Sunday, April 10, 2011

Bonnie And Clyde vs. Dracula (2008)

The USA during the Great Depression. Bank robbers and psychotic doers of violence Bonnie (Tiffany Shepis) and Clyde (Trent Haaga) have hit a low point in their careers. With no money in their pockets, they're making their way across the Midwest being as psychotic and violent as their job description promises, but their relationship is straining under the yoke of financial deprivation. Business is bad. Fortunately, the couple's old partner Henry (F. Martin Glynn) has a sure-fire plan to steal some moonshine.

At the same time, mad scientist Dr. Loveless (Allen Lowman) has enough of wearing that darn sack over his head and is trying to cure his disfiguring illness in the most obvious way: by reviving the remains of famous party animal/vampire Dracula (Russell Friend), in the hope of a little transfusion of blood of the great man for himself. In his work, Dr. Sackhead, pardon, Loveless is assisted by his mentally six-year-old sister Annabel (Jennifer Friend). Annabel really isn't interested in helping her rather horrible brother, but one of those fine electro-shock collars you can buy in Mad-Science-Mart around her neck doesn't leave her much of a choice.

Once Dracula is revived enough to talk, he shows himself to be quite displeased by Annabel's presence. Turns out she is a "pure innocent", and that vampires are pretty allergic to them.

Given the film's title, it's obvious that Bonnie and Clyde's new money-making attempt will fail and lead them to the territory of Loveless and Dracula. But will all these evil guys and girls truly fight each other?

If there are two things I usually try to avoid in my horror film consumption, then it's contemporary US independent horror and consciously camp movies. The former too often leave me with an unpleasant feeling of hatred for people joyfully trying their best to make movies for no money, because "their best" usually is very, very bad in a very very non-entertaining way, while the latter can't avoid the truth that creating conscious camp is about as possible as being alive and dead at the same time.
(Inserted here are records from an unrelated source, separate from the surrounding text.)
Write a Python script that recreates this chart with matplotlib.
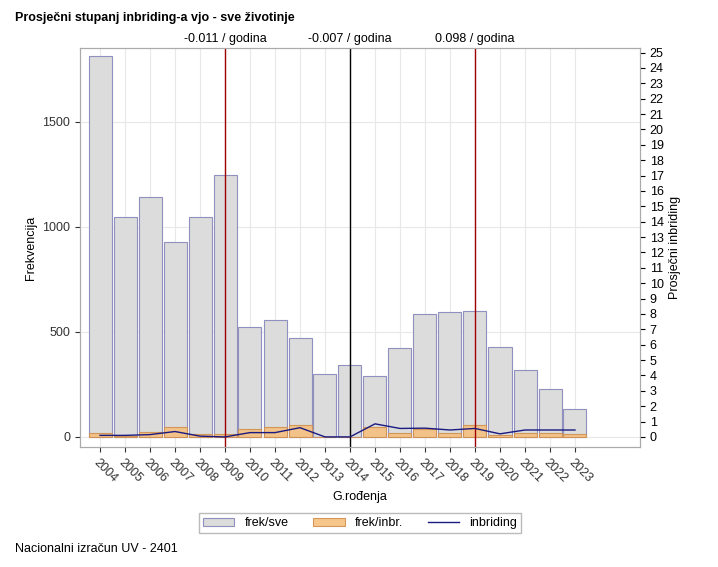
import matplotlib
matplotlib.use("Agg")
import matplotlib.pyplot as plt
import numpy as np

plt.rcParams["font.family"] = "Liberation Sans"

years = [str(y) for y in range(2004, 2024)]
frek_sve = [1810, 1045, 1140, 925, 1045, 1245, 525, 555, 470, 300, 340, 290, 425, 585, 595, 600, 430, 320, 230, 135]
frek_inbr = [20, 5, 25, 45, 12, 12, 40, 45, 55, 0, 0, 45, 20, 40, 20, 55, 10, 20, 20, 15]
inbriding = [0.1, 0.1, 0.15, 0.35, 0.05, 0.0, 0.28, 0.28, 0.6, 0.0, 0.0, 0.85, 0.55, 0.57, 0.45, 0.55, 0.2, 0.45, 0.45, 0.45]
trend_years = ["2009", "2014", "2019"]
trend_labels = ["-0.011 / godina", "-0.007 / godina", "0.098 / godina"]
trend_colors = ["#a00000", "black", "#a00000"]

fig = plt.figure(figsize=(7.18, 5.67), dpi=100)
ax = fig.add_axes([80/718, 1-447/567, 560/718, 399/567])
x = np.arange(len(years))
ax.bar(x, frek_sve, width=0.92, color="#dcdcdc", edgecolor="#9090c0", linewidth=0.8, label="frek/sve", zorder=2)
ax.bar(x, frek_inbr, width=0.92, color="#f5c07f", edgecolor="#d09050", linewidth=0.8, alpha=0.9, label="frek/inbr.", zorder=3)
ax.set_xlim(-0.8, 21.6)
ax.set_ylim(-48, 1850)
ax.set_yticks([0, 500, 1000, 1500])
ax.set_xticks(x)
ax.set_xticklabels(years, rotation=-45, ha="left", rotation_mode="anchor", fontsize=9)
ax.set_xlabel("G.rođenja", fontsize=9)
ax.set_ylabel("Frekvencija", fontsize=9)
ax.tick_params(labelsize=9, colors="#333333")
ax.grid(True, color="#e8e8e8", zorder=0)
ax.set_axisbelow(True)
for s in ax.spines.values():
    s.set_color("#aaaaaa")

ax2 = ax.twinx()
ax2.plot(x, inbriding, color="#1a1a80", linewidth=1, label="inbriding", zorder=4)
ax2.set_ylim(-48*25.3/1850, 25.3)
ax2.set_yticks(range(0, 26))
ax2.tick_params(labelsize=9)
ax2.set_ylabel("Prosječni inbriding", fontsize=9)
for s in ax2.spines.values():
    s.set_color("#aaaaaa")

for ty, tl, tc in zip(trend_years, trend_labels, trend_colors):
    xi = years.index(ty)
    ax.axvline(xi, color=tc, linewidth=1, zorder=5)
    ax.text(xi, 1.008, tl, transform=ax.get_xaxis_transform(), ha="center", va="bottom", fontsize=9)

h1, l1 = ax.get_legend_handles_labels()
h2, l2 = ax2.get_legend_handles_labels()
fig.legend(h1 + h2, l1 + l2, loc="center", bbox_to_anchor=(360/718, 1-523/567), ncol=3, fontsize=9,
           frameon=True, edgecolor="#aaaaaa", fancybox=False, handlelength=2.5,
           borderpad=0.3, handleheight=0.6)

fig.text(15/718, 1-18/567, "Prosječni stupanj inbriding-a vjo - sve životinje", fontsize=9, fontweight="bold", va="center")
fig.text(15/718, 1-549/567, "Nacionalni izračun UV - 2401", fontsize=9, va="center")
fig.savefig("out.png")
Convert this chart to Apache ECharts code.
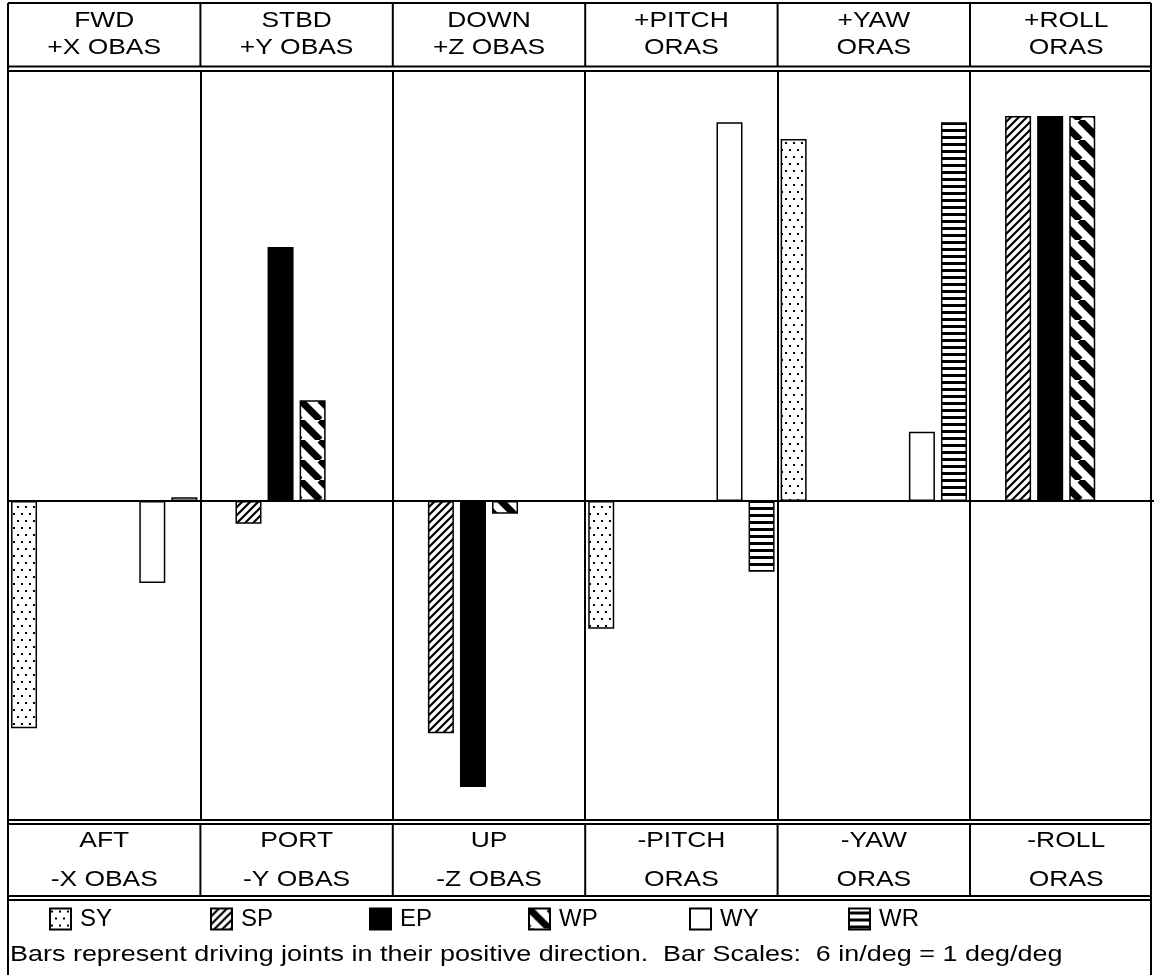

Naturally, given these basic facts of my taste and temper, I went into Bonnie And Clyde vs. Dracula less than optimistic, with only the hope of seeing Bonnie and Clyde fight Dracula to keep me upright. (Actually, I went in mumbling stuff like "Why am I doing this to me again? Isn't life too short?"). That hope of the film being true to its title was crushed soon enough. BCvD takes two thirds of its running time until the two plot lines finally meet, and when they do, there's not much exciting happening. Dracula himself isn't even dispatched by our mass-murderin' heroes, but through the sort of accidental death that makes other undignified Dracula deaths like accidentally running into a thorn bush look very dramatic and dignified in comparison. I do realize that the film's writer/director Timothy Friend staged Dracula's death the way he did on purpose to stay true to his theme of innocence versus evil - and Bonnie and Clyde sure aren't innocent - but making the ending of one's film dramatically sound seems just as (possibly even more) important as making it thematically sound.

While the ending, as well as the film's - typical for a production like this - exceedingly slow pacing, are less than satisfying, I still found myself surprisingly entertained by the whole affair. Though the movie's larger structure frankly just does not work, there is much to enjoy if you take many of its scenes as tiny, campy sketches and just ignore the larger ambitions.

If you can do that, you might be as positively surprised as I was. Most of the acting hits the sweet spot where not much of what anyone says or does is meant to be taken too seriously, but where the least serious lines are delivered with only as much overacting as they can carry. The actors - especially Shepis and Haaga - are obviously having a lot of fun with their roles, putting just the right amount of lunacy in. Shepis - veteran of more crap movies than I'd care to see - even manages the feat of playing a blackly humorous crazy character who is still threatening.

Furthermore, many of the movie's jokes were actually pretty funny, particularly when many of them show Friend to be a lover of the telling, ridiculous detail more than of the obvious spoken punch line. It's difficult not to like a film that lets its head-sack-wearing bad guy change from the potato head-sack model to a red satin one for a party. For me, it's moments like this that are a sure sign a lot of love went in Bonnie and Clyde vs. Dracula.